The free institutions which the inhabitants of the United States possess, and the political rights of which they make so much use, remind every citizen, and in a thousand ways, that he lives in society. They every instant impress upon his mind the notion that it is the duty as well as the interest of men to make themselves useful to their fellow creatures.
The commencement exercises were scheduled for Monday morning in Tappan Square. So they were when I graduated except that it rained. The 1969 ceremony was moved indoors to Finney Chapel, where unfortunately fewer guests could attend.

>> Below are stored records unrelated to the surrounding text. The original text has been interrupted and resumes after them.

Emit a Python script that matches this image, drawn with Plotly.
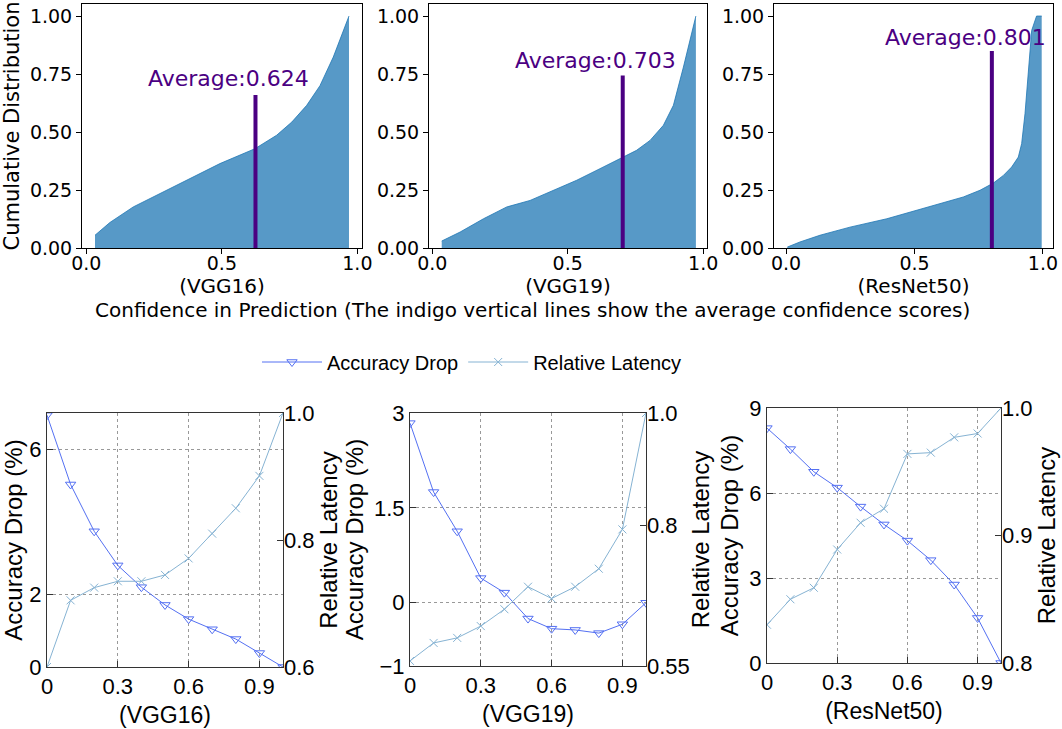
import plotly.graph_objects as go

W, H = 1062, 729

# ---------------- data: cumulative distribution of confidence ----------------
vgg16_conf = [0.032, 0.087, 0.173, 0.247, 0.358, 0.493, 0.622, 0.702, 0.758, 0.813, 0.862, 0.911, 0.969]
vgg16_cdf = [0.055, 0.11, 0.177, 0.22, 0.284, 0.364, 0.428, 0.486, 0.543, 0.615, 0.70, 0.823, 1.0]
vgg19_conf = [0.035, 0.103, 0.189, 0.275, 0.361, 0.447, 0.533, 0.619, 0.693, 0.754, 0.804, 0.853, 0.890, 0.927, 0.973]
vgg19_cdf = [0.03, 0.069, 0.126, 0.177, 0.205, 0.249, 0.292, 0.342, 0.385, 0.421, 0.464, 0.529, 0.615, 0.78, 1.0]
resnet_conf = [0.005, 0.054, 0.132, 0.249, 0.392, 0.495, 0.599, 0.69, 0.755, 0.807, 0.846, 0.878, 0.904, 0.917,
               0.93, 0.943, 0.956, 0.975, 0.995]
resnet_cdf = [0.004, 0.026, 0.055, 0.09, 0.126, 0.159, 0.194, 0.22, 0.249, 0.28, 0.313, 0.349, 0.392, 0.45,
              0.579, 0.78, 0.938, 1.0, 1.0]
averages = [0.624, 0.703, 0.801]
avg_line_tops = [0.66, 0.744, 0.849]
avg_label_x = [0.523, 0.603, 0.699]
avg_label_y = [0.73, 0.809, 0.909]
model_names = ["VGG16", "VGG19", "ResNet50"]

# ---------------- data: threshold sweep ----------------
thresholds = [0.0, 0.1, 0.2, 0.3, 0.4, 0.5, 0.6, 0.7, 0.8, 0.9, 1.0]
vgg16_acc = [6.94, 5.03, 3.74, 2.80, 2.20, 1.71, 1.32, 1.04, 0.77, 0.385, 0.0]
vgg16_lat = [0.6, 0.705, 0.725, 0.735, 0.735, 0.745, 0.771, 0.81, 0.85, 0.901, 1.0]
vgg19_acc = [2.84, 1.75, 1.13, 0.39, 0.16, -0.25, -0.41, -0.43, -0.48, -0.34, 0.0]
vgg19_lat = [0.559, 0.591, 0.60, 0.621, 0.651, 0.691, 0.67, 0.691, 0.723, 0.793, 1.0]
resnet_acc = [8.29, 7.55, 6.75, 6.19, 5.52, 4.89, 4.32, 3.63, 2.77, 1.59, 0.0]
resnet_lat = [0.83, 0.85, 0.859, 0.889, 0.91, 0.921, 0.964, 0.965, 0.977, 0.98, 1.0]

acc_ticks = [[0, 2, 6], [-1, 0, 1.5, 3], [0, 3, 6, 9]]
acc_ranges = [[0, 7], [-1, 3], [0, 9]]
lat_ticks = [[0.6, 0.8, 1.0], [0.55, 0.8, 1.0], [0.8, 0.9, 1.0]]
lat_labels = [["0.6", "0.8", "1.0"], ["0.55", "0.8", "1.0"], ["0.8", "0.9", "1.0"]]
lat_ranges = [[0.6, 1.0], [0.55, 1.0], [0.8, 1.0]]
x_ticks = [0, 0.3, 0.6, 0.9]
x_labels = ["0", "0.3", "0.6", "0.9"]

FILL = "rgba(31,119,180,0.75)"
INDIGO = "#4B0082"
ACC_COLOR = "#5470f2"
LAT_COLOR = "#86b3d3"
TOPFONT = "DejaVu Sans"
BOTFONT = "Liberation Sans"


def fx(a, b):
    return [a / W, b / W]


def fy(top, bottom):
    return [1 - bottom / H, 1 - top / H]


fig = go.Figure()

top_x = [fx(82, 362), fx(429, 707), fx(774, 1053)]
top_xr = [[-0.016, 1.017], [-0.012, 1.014], [-0.047, 1.039]]
top_data = [(vgg16_conf, vgg16_cdf), (vgg19_conf, vgg19_cdf), (resnet_conf, resnet_cdf)]

layout = dict(
    width=W, height=H, margin=dict(l=0, r=0, t=0, b=0, autoexpand=False),
    paper_bgcolor="white", plot_bgcolor="white",
    showlegend=True,
)

annotations = []
for i in range(3):
    xa = "x" if i == 0 else f"x{i+1}"
    ya = "y" if i == 0 else f"y{i+1}"
    xs, ys = top_data[i]
    fig.add_trace(go.Scatter(x=xs, y=ys, mode="lines", fill="tozeroy", fillcolor=FILL,
                             line=dict(color="rgba(31,119,180,0.8)", width=1),
                             xaxis=xa, yaxis=ya, showlegend=False, hoverinfo="skip"))
    fig.add_trace(go.Scatter(x=[averages[i], averages[i]], y=[0, avg_line_tops[i]], mode="lines",
                             line=dict(color=INDIGO, width=4), xaxis=xa, yaxis=ya, showlegend=False))
    annotations.append(dict(x=avg_label_x[i], y=avg_label_y[i], xref=xa, yref=ya,
                            text=f"Average:{averages[i]}", showarrow=False,
                            font=dict(family=TOPFONT, size=22, color=INDIGO)))
    key_x = "xaxis" if i == 0 else f"xaxis{i+1}"
    key_y = "yaxis" if i == 0 else f"yaxis{i+1}"
    layout[key_x] = dict(domain=top_x[i], anchor=ya, range=top_xr[i], automargin=False,
                         tickvals=[0, 0.5, 1.0], ticktext=["0.0", "0.5", "1.0"],
                         ticks="outside", ticklen=5, tickcolor="black", ticklabelstandoff=-7,
                         showline=True, mirror=True, linecolor="black", linewidth=1,
                         showgrid=False, zeroline=False,
                         tickfont=dict(family=TOPFONT, size=19, color="black"),
                         title=dict(text=f"({model_names[i]})", standoff=2,
                                    font=dict(family=TOPFONT, size=20, color="black")))
    layout[key_y] = dict(domain=fy(4, 248), anchor=xa, range=[0, 1.052], automargin=False,
                         tickvals=[0, 0.25, 0.5, 0.75, 1.0], tickformat=".2f",
                         ticks="outside", ticklen=5, tickcolor="black",
                         showline=True, mirror=True, linecolor="black", linewidth=1,
                         showgrid=False, zeroline=False,
                         tickfont=dict(family=TOPFONT, size=19, color="black"))
layout["yaxis"]["title"] = dict(text="Cumulative Distribution", standoff=6,
                                font=dict(family=TOPFONT, size=21, color="black"))

annotations.append(dict(x=532 / W, y=1 - 310 / H, xref="paper", yref="paper",
                        text="Confidence in Prediction (The indigo vertical lines show the average confidence scores)",
                        showarrow=False, font=dict(family=TOPFONT, size=20, color="black")))

# ---------------- bottom panels ----------------
bot_x = [fx(47, 283), fx(410, 646), fx(767, 1001)]
bot_y = [fy(413, 667), fy(413, 666), fy(408, 663)]
bot_data = [(vgg16_acc, vgg16_lat), (vgg19_acc, vgg19_lat), (resnet_acc, resnet_lat)]

for i in range(3):
    xn = 4 + i
    yl = 4 + 2 * i
    yr = yl + 1
    acc, lat = bot_data[i]
    fig.add_trace(go.Scatter(x=thresholds, y=acc, mode="lines+markers", name="Accuracy Drop",
                             line=dict(color=ACC_COLOR, width=1),
                             marker=dict(symbol="triangle-down-open", size=9, color=ACC_COLOR,
                                         line=dict(width=1, color=ACC_COLOR)),
                             xaxis=f"x{xn}", yaxis=f"y{yl}", showlegend=(i == 0)))
    fig.add_trace(go.Scatter(x=thresholds, y=lat, mode="lines+markers", name="Relative Latency",
                             line=dict(color=LAT_COLOR, width=1),
                             marker=dict(symbol="x-thin-open", size=8, color=LAT_COLOR,
                                         line=dict(width=1, color=LAT_COLOR)),
                             xaxis=f"x{xn}", yaxis=f"y{yr}", showlegend=(i == 0)))
    layout[f"xaxis{xn}"] = dict(domain=bot_x[i], anchor=f"y{yl}", range=[0, 1], automargin=False,
                                tickvals=x_ticks, ticktext=x_labels,
                                ticks="inside", ticklen=6, tickcolor="#333",
                                showline=True, mirror=True, linecolor="#333", linewidth=1,
                                showgrid=True, gridcolor="#999", griddash="dot", gridwidth=1,
                                zeroline=False,
                                tickfont=dict(family=BOTFONT, size=22, color="black"),
                                title=dict(text=f"({model_names[i]})", standoff=8,
                                           font=dict(family=BOTFONT, size=23, color="black")))
    layout[f"yaxis{yl}"] = dict(domain=bot_y[i], anchor=f"x{xn}", range=acc_ranges[i], automargin=False,
                                tickvals=acc_ticks[i],
                                ticks="inside", ticklen=6, tickcolor="#333",
                                showline=True, mirror=True, linecolor="#333", linewidth=1,
                                showgrid=True, gridcolor="#999", griddash="dot", gridwidth=1,
                                zeroline=False,
                                tickfont=dict(family=BOTFONT, size=22, color="black"),
                                title=dict(text="Accuracy Drop (%)", standoff=3,
                                           font=dict(family=BOTFONT, size=24, color="black")))
    layout[f"yaxis{yr}"] = dict(domain=bot_y[i], anchor=f"x{xn}", overlaying=f"y{yl}", side="right",
                                range=lat_ranges[i], tickvals=lat_ticks[i], ticktext=lat_labels[i],
                                automargin=False,
                                ticks="inside", ticklen=6, tickcolor="#333",
                                showline=False, showgrid=False, zeroline=False,
                                tickfont=dict(family=BOTFONT, size=22, color="black"),
                                title=dict(text="Relative Latency", standoff=3,
                                           font=dict(family=BOTFONT, size=24, color="black")))

layout["legend"] = dict(orientation="h", x=472 / W, xanchor="center", y=1 - 362 / H, yanchor="middle",
                        font=dict(family=BOTFONT, size=20, color="black"), itemwidth=60,
                        bgcolor="rgba(0,0,0,0)", traceorder="normal")
layout["annotations"] = annotations
fig.update_layout(**layout)

fig.write_html("out.html")
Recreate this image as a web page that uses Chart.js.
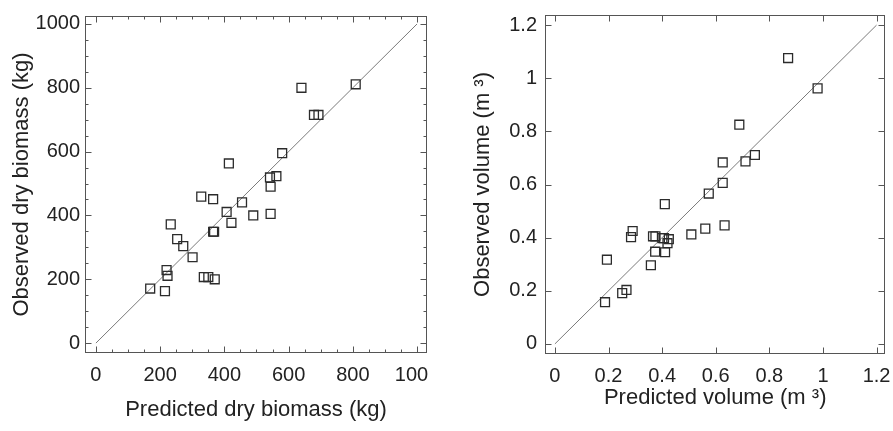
<!DOCTYPE html>
<html>
<head>
<meta charset="utf-8">
<script src="https://cdn.jsdelivr.net/npm/chart.js@4"></script>
<style>
body { margin: 0; background: #fff; }
#wrap { position: relative; width: 893px; height: 431px; overflow: hidden; }
#leftBox { position: absolute; left: 0; top: 0; width: 428px; height: 431px; overflow: hidden; }
#rightBox { position: absolute; left: 450px; top: 0; width: 443px; height: 431px; }
</style>
</head>
<body>
<div id="wrap">
  <div id="leftBox"><canvas id="chBiomass" width="450" height="431"></canvas></div>
  <div id="rightBox"><canvas id="chVolume" width="443" height="431"></canvas></div>
</div>
<script>
// Observed vs predicted - biomass (left) and volume (right)

// biomass, kg
const predBiomass = [640, 809, 679, 693, 580, 414, 542, 562, 544, 328, 365, 455, 407, 490, 544,
                     422, 233, 365, 368, 253, 272, 301, 220, 223, 169, 215, 336, 350, 370];
const obsBiomass  = [800, 811, 715, 715, 595, 563, 519, 523, 490, 459, 451, 441, 411, 400, 405,
                     377, 372, 349, 349, 326, 304, 269, 229, 211, 171, 163, 207, 207, 200];
const biomassTicks = [0, 200, 400, 600, 800, 1000];
const biomassLine = [0, 1000];

// volume, m3
const predVolume = [0.870, 0.980, 0.688, 0.626, 0.711, 0.746, 0.626, 0.574, 0.410, 0.633, 0.561, 0.509, 0.290, 0.284,
                    0.366, 0.375, 0.401, 0.407, 0.425, 0.420, 0.374, 0.411, 0.358, 0.194, 0.267, 0.251, 0.187];
const obsVolume  = [1.076, 0.962, 0.825, 0.683, 0.687, 0.711, 0.606, 0.566, 0.526, 0.446, 0.434, 0.412, 0.425, 0.402,
                    0.405, 0.405, 0.398, 0.398, 0.394, 0.379, 0.347, 0.345, 0.296, 0.317, 0.203, 0.191, 0.157];
const volumeTicks = [0, 0.2, 0.4, 0.6, 0.8, 1, 1.2];
const volumeLine = [0, 1.2];

Chart.defaults.font.family = '"Liberation Sans", Arial, sans-serif';
Chart.defaults.color = '#222';

// box round the plot, ticks pointing inwards on all four sides
const frameTicks = {
    id: 'frameTicks',
    afterDatasetsDraw(chart, args, opts) {
        const ctx = chart.ctx;
        const a = chart.chartArea;
        const sx = chart.scales.x, sy = chart.scales.y;
        const L = Math.round(a.left) + 0.5, R = Math.round(a.right) - 0.5;
        const T = Math.round(a.top) + 0.5, B = Math.round(a.bottom) - 0.5;
        ctx.save();
        ctx.strokeStyle = '#555';
        ctx.lineWidth = 1;
        ctx.beginPath();
        const xMark = (v, len) => {
            const p = Math.round(sx.getPixelForValue(v)) + 0.5;
            ctx.moveTo(p, B); ctx.lineTo(p, B - len);
            ctx.moveTo(p, T); ctx.lineTo(p, T + len);
        };
        const yMark = (v, len) => {
            const p = Math.round(sy.getPixelForValue(v)) + 0.5;
            ctx.moveTo(L, p); ctx.lineTo(L + len, p);
            ctx.moveTo(R, p); ctx.lineTo(R - len, p);
        };
        if (opts.minorStep) {
            for (let v = 0; v <= opts.minorMax; v += opts.minorStep) {
                xMark(v, 3);
                yMark(v, 3);
            }
        }
        opts.major.forEach(v => { xMark(v, 6); yMark(v, 6); });
        ctx.stroke();
        ctx.strokeRect(L, T, R - L, B - T);
        ctx.restore();
    }
};

function makeChart(id, xs, ys, lineVals, ticks, cfg) {
    const pts = xs.map((x, i) => ({ x: x, y: ys[i] }));
    return new Chart(document.getElementById(id), {
        type: 'scatter',
        data: {
            datasets: [{
                data: pts,
                pointStyle: 'rect',
                pointRadius: 6.3,
                pointBorderWidth: 1.3,
                pointBorderColor: '#2b2b2b',
                pointBackgroundColor: 'rgba(0,0,0,0)'
            }, {
                type: 'line',
                data: lineVals.map(v => ({ x: v, y: v })),
                borderColor: '#7a7a7a',
                borderWidth: 1,
                pointRadius: 0,
                fill: false
            }]
        },
        options: {
            responsive: false,
            animation: false,
            layout: { padding: cfg.padding },
            plugins: {
                legend: { display: false },
                tooltip: { enabled: false },
                frameTicks: { major: ticks, minorStep: cfg.minorStep, minorMax: cfg.minorMax }
            },
            scales: {
                x: {
                    type: 'linear', min: cfg.xMin, max: cfg.xMax,
                    afterBuildTicks: s => { s.ticks = ticks.map(v => ({ value: v })); },
                    afterFit: s => { s.height = cfg.xHeight; s.paddingLeft = 0; s.paddingRight = 0; },
                    grid: { display: false, drawTicks: false },
                    border: { display: false },
                    ticks: { font: { size: 20 }, padding: 10, maxRotation: 0, autoSkip: false, callback: v => String(v) },
                    title: { display: true, text: cfg.xTitle, font: { size: 22 }, padding: { top: 0, bottom: cfg.xTitlePad } }
                },
                y: {
                    type: 'linear', min: cfg.yMin, max: cfg.yMax,
                    afterBuildTicks: s => { s.ticks = ticks.map(v => ({ value: v })); },
                    afterFit: s => { s.width = cfg.yWidth; s.paddingTop = 0; s.paddingBottom = 0; },
                    grid: { display: false, drawTicks: false },
                    border: { display: false },
                    ticks: { font: { size: 20 }, padding: cfg.yTickPad, autoSkip: false, callback: v => String(v) },
                    title: { display: true, text: cfg.yTitle, font: { size: 22 }, padding: { top: cfg.yTitlePad, bottom: 0 } }
                }
            }
        },
        plugins: [frameTicks]
    });
}

makeChart('chBiomass', predBiomass, obsBiomass, biomassLine, biomassTicks, {
    padding: { left: 0, top: 16, right: 23, bottom: 0 },
    xMin: -34, xMax: 1031, yMin: -31, yMax: 1025,
    xHeight: 78, yWidth: 85, yTickPad: 5,
    xTitle: 'Predicted dry biomass (kg)', yTitle: 'Observed dry biomass (kg)',
    xTitlePad: 8, yTitlePad: 9,
    minorStep: 50, minorMax: 1000
});

makeChart('chVolume', predVolume, obsVolume, volumeLine, volumeTicks, {
    padding: { left: 0, top: 15, right: 7, bottom: 0 },
    xMin: -0.037, xMax: 1.233, yMin: -0.038, yMax: 1.238,
    xHeight: 77, yWidth: 95, yTickPad: 8,
    xTitle: 'Predicted volume (m ³)', yTitle: 'Observed volume (m ³)',
    xTitlePad: 20, yTitlePad: 20,
    minorStep: 0, minorMax: 0
});
</script>
</body>
</html>
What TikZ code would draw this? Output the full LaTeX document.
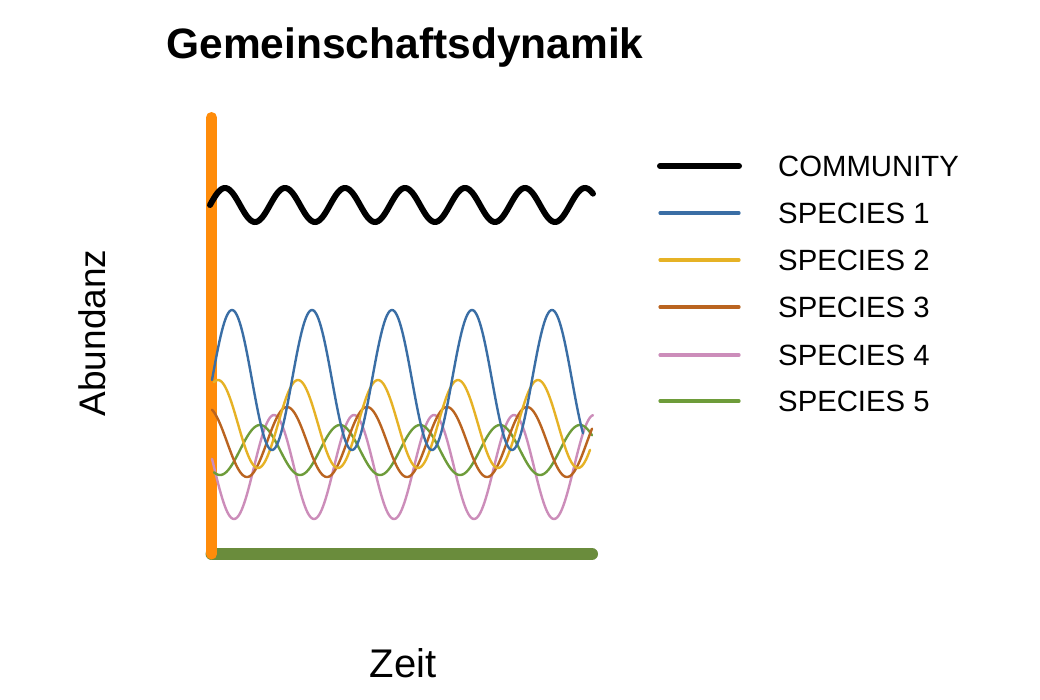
\documentclass[tikz,border=0pt]{standalone}
\usepackage{fontspec}
\setmainfont{Liberation Sans}
\usepackage{tikz}

\definecolor{axisorange}{HTML}{FF8C0A}
\definecolor{axisgreen}{HTML}{6A8C3C}
\definecolor{spblue}{HTML}{3A6EA5}
\definecolor{spyellow}{HTML}{E6B225}
\definecolor{spbrown}{HTML}{BA6420}
\definecolor{sppink}{HTML}{CC8DBA}
\definecolor{spgreen}{HTML}{6E9C3A}

\tikzset{
  community/.style={black,line width=6pt,line cap=round},
  species/.style={line width=2.4pt,line cap=round},
  keyline/.style={line width=3.2pt,line cap=round},
  keytext/.style={anchor=west,inner sep=0pt,font=\fontsize{29.3}{34}\selectfont},
}

\begin{document}
\begin{tikzpicture}[x=1pt,y=-1pt]
      \useasboundingbox[fill=white] (0,0) rectangle (1040,699);
      \node [anchor=base,inner sep=0pt,font=\fontsize{42.5}{48}\selectfont\bfseries] (title) at (405,58) {Gemeinschaftsdynamik};
      \node [rotate=90,inner sep=0pt,font=\fontsize{37}{44}\selectfont] (ylab) at (92,333) {Abundanz};
      \node [anchor=base,inner sep=0pt,font=\fontsize{40}{48}\selectfont] (xlab) at (403,677) {Zeit};
      % axes
      \coordinate (O) at (211.5,554);
      \coordinate (T) at (211.5,117.5);
      \coordinate (R) at (592,554);
      \draw[axisgreen,line width=12pt,line cap=round] (O) -- (R);
      \draw[axisorange,line width=11pt,line cap=round] (T) -- (O);
      % curves
      \draw[community] plot[domain=210:593,samples=300] (\x,{205-17*sin(6*(\x-210))});
      \draw[species,sppink] plot[domain=212:593,samples=300] (\x,{467-52*cos(4.5*(\x-274))});
      \draw[species,spgreen] plot[domain=214:592,samples=300] (\x,{450-25*cos(4.5*(\x-260))});
      \draw[species,spbrown] plot[domain=212:592,samples=300] (\x,{442-35*cos(4.5*(\x-207))});
      \draw[species,spyellow] plot[domain=214:590,samples=300] (\x,{424-44*cos(4.5*(\x-218))});
      \draw[species,spblue] plot[domain=212:583,samples=300] (\x,{380-70*sin(4.5*(\x-212))});
      % legend
      \coordinate (k0a) at (660,166);  \coordinate (k0b) at (739,166);
      \coordinate (k1a) at (660,213);  \coordinate (k1b) at (739,213);
      \coordinate (k2a) at (660,260);  \coordinate (k2b) at (739,260);
      \coordinate (k3a) at (660,307);  \coordinate (k3b) at (739,307);
      \coordinate (k4a) at (660,355);  \coordinate (k4b) at (739,355);
      \coordinate (k5a) at (660,401);  \coordinate (k5b) at (739,401);
      \draw[community] (k0a) -- (k0b);
      \draw[keyline,spblue] (k1a) -- (k1b);
      \draw[keyline,spyellow] (k2a) -- (k2b);
      \draw[keyline,spbrown] (k3a) -- (k3b);
      \draw[keyline,sppink] (k4a) -- (k4b);
      \draw[keyline,spgreen] (k5a) -- (k5b);
      \node [keytext] (t0) at (778,166) {COMMUNITY};
      \node [keytext] (t1) at (778,213) {SPECIES 1};
      \node [keytext] (t2) at (778,260) {SPECIES 2};
      \node [keytext] (t3) at (778,307) {SPECIES 3};
      \node [keytext] (t4) at (778,355) {SPECIES 4};
      \node [keytext] (t5) at (778,401) {SPECIES 5};
    \end{tikzpicture}
\end{document}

But in 2003, the plan was to hold the commencement outdoors, rain or shine!
Some precipitation was in the forecast, so on Saturday, a worker tied a plastic bag to each graduating senior's chair, using alternating Oberlin colors of crimson and gold. There was a good chance that the Class of 2003 might have to accept their diplomas while wearing this inelegant rain gear.
But on Commencement Eve, it became apparent that the weather would not be a problem. The lobby of the Science Center glowed in the twilight.
Also that evening, ropes of paper Japanese lanterns with candles were strung across Tappan Square. It was the traditional Campus Illumination, featuring a concert at the recently constructed bandstand designed by Julian Smith '69.
And the skies were sunny the next morning, when the Class of 2003 assembled across from the Memorial Arch. They found their numbered places, marked in chalk on the sidewalk.
The traditional cap and gown have been optional at Oberlin for years. Some graduates wear them, others don't.
But the VIPs always wear the traditional robes. Here, the Academic Procession steps off from Peters Hall on its way through the Arch.
The speaker's platform soon was filled with honored guests, and the traditional college Commencement Ceremony began.
As much as things may differ in our different worlds, some experiences are still the same through the ages.